Love in the Time of Global Warming by Francesca Lia Block

Penelope (Pen) has lost everything—her home, her parents, and her ten-year-old brother. After the great earthshaker, Pen leaves home in search of her family. What she finds instead are giants and witches, love and enemies. 

I am a huge fan of the hero's journey. From the early stories of The Iliad and Odyssey, to the more modern stories of Star Wars to Harry Potter. Joseph Campbell said, “Every myth is psychologically symbolic. Its narratives and images are to be read, therefore, not literally, but as metaphors.” It is unclear to me as to whether Block was either so wrapped up in The Odyssey metaphor that she became bogged down in it, or that she simply didn't understand the metaphor and let it run away with her.

The story also couldn't decide what it was. Was it a post-apocalyptic thriller? Fantasy? Myth? Metaphor? One thing it was not, this was not a story about Global Warming, in fact the title is completely misleading considering that the devastating earthquake had nothing to do with global warming. The basic idea is this, Pen, after huddling in her ravaged home for two months, leaves when a group of bandits shows up. She "steals" (is given the keys to) a van and travels aimlessly throughout Los Angeles searching for her family. Here she discovers that her life is literally following the tale of The Odyssey complete with giants, witches, sirens, and everything else in-between. 
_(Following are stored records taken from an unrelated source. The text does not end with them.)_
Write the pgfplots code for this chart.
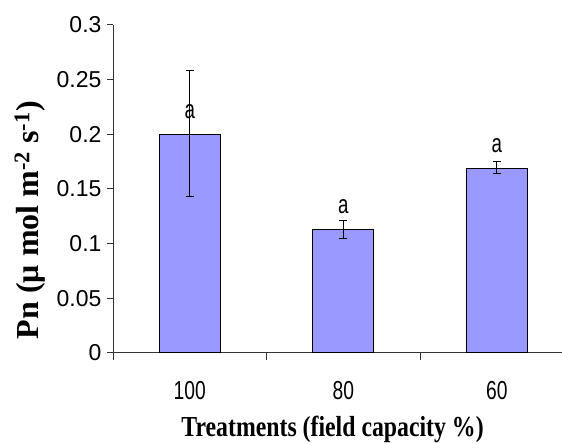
\documentclass[border=0pt]{standalone}
\usepackage{fontspec}
\setmainfont{Liberation Sans}
\newfontfamily\labelfont{Liberation Serif}
\usepackage{graphicx}
\usepackage{pgfplots}
\pgfplotsset{compat=1.18}
\definecolor{barfill}{HTML}{9999FF}
\definecolor{axisgray}{HTML}{333333}

% net photosynthesis: mean and error (plus / minus) per treatment
\pgfplotstableread{
x  val    ep     em
0  0.200  0.058  0.057
1  0.113  0.008  0.008
2  0.169  0.006  0.005
}\pndata

\newcommand{\narrow}[2]{\scalebox{#1}[1]{#2}}

\begin{document}
\begin{tikzpicture}
\useasboundingbox (0,0) rectangle (562pt,444pt);
\begin{axis}[
  at={(113pt,91pt)}, anchor=south west,
  scale only axis, width=449pt, height=328pt,
  xmin=-0.5, xmax=2.425, ymin=0, ymax=0.3,
  axis x line*=bottom, axis y line*=left,
  axis line style={axisgray, line width=1pt},
  tick align=outside,
  xtick={0,1,2},
  xticklabels={{\narrow{0.74}{100}},{\narrow{0.74}{80}},{\narrow{0.74}{60}}},
  major x tick style={draw=none},
  minor xtick={-0.5,0.5,1.5},
  minor tick length=7pt,
  minor x tick style={axisgray, line width=1pt},
  ytick={0,0.05,0.1,0.15,0.2,0.25,0.3},
  yticklabels={0,0.05,0.1,0.15,0.2,0.25,0.3},
  major tick length=6pt,
  y tick style={axisgray, line width=1pt},
  x tick label style={font=\fontsize{26}{30}\selectfont, anchor=base, yshift=-40pt},
  y tick label style={font=\fontsize{23}{27}\selectfont, xshift=-2pt},
  every axis x label/.style={at={(axis description cs:0.489,-0.256)}, anchor=base},
  every axis y label/.style={at={(axis description cs:-0.185,0.405)}, anchor=center, rotate=90},
  xlabel={\labelfont\bfseries\fontsize{29}{34}\selectfont\narrow{0.82}{Treatments (field capacity \%)}},
  ylabel={\labelfont\bfseries\fontsize{32}{36}\selectfont Pn (μ mol m\textsuperscript{-2} s\textsuperscript{-1})},
  clip=false,
]
\addplot[ybar, bar width=61pt, fill=barfill, draw=black, line width=1pt,
  nodes near coords={\narrow{0.72}{a}},
  every node near coord/.append style={font=\fontsize{26}{28}\selectfont, inner sep=0pt, yshift=15pt, text=black},
  error bars/.cd, y dir=both, y explicit,
  error bar style={black, line width=1pt},
  error mark options={rotate=90, black, mark size=4pt, line width=1pt}]
  table[x=x, y=val, y error plus=ep, y error minus=em] {\pndata};
\end{axis}
\end{tikzpicture}
\end{document}
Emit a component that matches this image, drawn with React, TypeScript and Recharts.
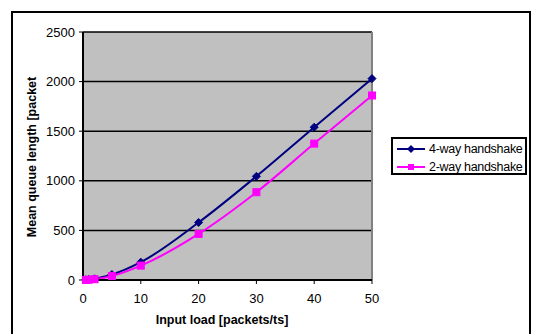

This is, of course, where the confusion lies. Although this takes place in LA, there are witches and supernatural powers, weird orange butterflies, and nothing that seems like anything from our world. Apparently Pen has never even heard of the word earthquake, since she insists on calling it the earthshaker. Despite living in a modern world, she and her mother apparently don't know what a camera is either. As if following the exact same story line of The Odyssey wasn't a strange enough coincidence, Pen also has this weird way of running into other teenagers. No adults in this ravaged LA, apparently they have all been killed or just left. Just teenagers. And not just any teenagers. Pen has the extraordinary luck of running into three other teens who, like her, all happen to be LBGTQ. I have nothing against such characters, but it just added to the identity crisis this book seemed to be having.

As another reviewer put it so nicely, "Not only does Love in the Time of Global Warming feature not one but four protagonists who rely on Homer's original tale to guide them through the post-apocalypse--in essence, an allegory of The Odyssey that also features The Odyssey as a main driver of the plot, which is simply ridiculous--but the similar characters and plot-points are not so much alluded to as copied outright, with updates that are supposed to modernize the story doing little more than reducing one chapter after another into helpless parody. The Lotus-Eaters who populated an island of drug-fueled laziness in Homer's tale are now lotus-eaters who populate a hotel of drug-fueled laziness in Block's. Circe, the seductress who transformed Odysseus' men into slobbering pigs, is now a failed TV star who has one "minion," a teenage boy she brainwashes with pastries and keeps in a collar. And the cyclops who terrorized Odysseus and his men are still cyclopes, only now they're genetic mutants who supposedly cause earthquakes."

Block knows how to make beautiful prose, but beautiful lines can't save a story that, at its core, is having a serious identity crisis. I don't mind rehashes of classics, but the author must make the story their own. One mention of The Odyssey would have been fine, but using the book as a road map, quite literally, and then ignoring it even after realizing that they are living the story, just annoyed me. There was so much that could have been done with this, as it stands, it isn't a good allegory, dystopian sci-fi, or fantasy.